Brokers who find themselves fighting a claim in an arbitration case have no burden to prove that they acted in the client's best interest, only that rules were followed; the client has to prove that the broker did something wrong. In cases involving a breach of fiduciary responsibility, the burden is on the investment adviser to show that he or she followed a prudent process, according to Rostad.

Included in the many components to major, sweeping financial reforms being proposed in the House and Senate, and by the Obama administration, are measures that would prohibit or restrict the longstanding brokerage industry practice of mandatory, pre-dispute arbitration, giving clients who want it the right to pursue claims in a regular court of law.

FINRA rules do not require investors to arbitrate disputes with their brokerage firm. Similarly, the rules do not require firms to include a pre-dispute arbitration section in customer agreement, although this is a standard industry practice.

In Congressional testimony last year, FINRA president Richard Ketchum explained that "this is a matter of contract between firms and their customers. To protect investors, however, we do require firms to clearly and conspicuously state the nature and implications of the pre-dispute arbitration agreement."

The Obama administration has proposed, as part of its regulatory reform plan, which includes proposed Investor Protection Act, that Congress authorize the SEC to restrict or prohibit mandatory arbitration agreements. Measures that would end mandatory arbitration are included in financial reforms passed in the House, and in the Senate, where reform legislation has not yet passed.
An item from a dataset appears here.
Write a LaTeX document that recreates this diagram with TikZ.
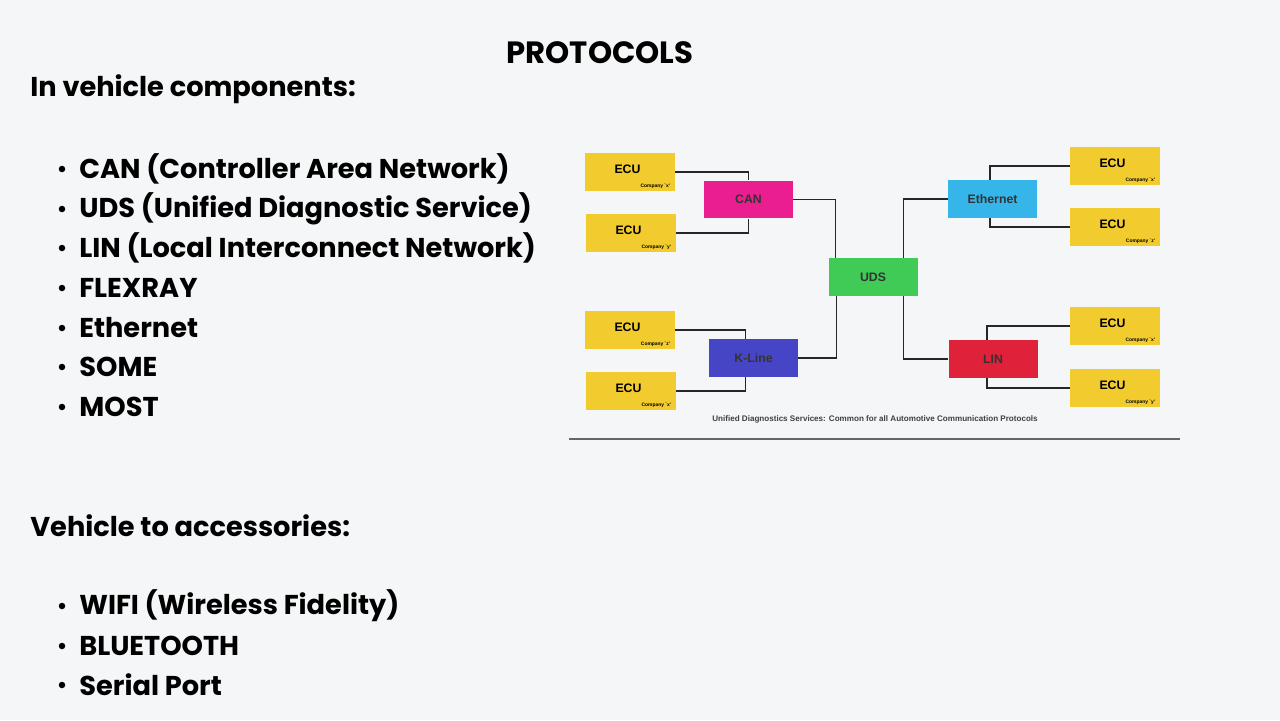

The Comptroller General is also studying arbitration reform.

In his prepared testimony last year, Ketchum said: "FINRA has long maintained that a determination about whether mandatory arbitration agreements should be allowable is a decision best made by Congress and the SEC. Our view is that Congressional or SEC action is necessary in light of Supreme Court precedent that upholds the ability of firms to contract in this way with customers. As such, we do not object to the Administration's proposal."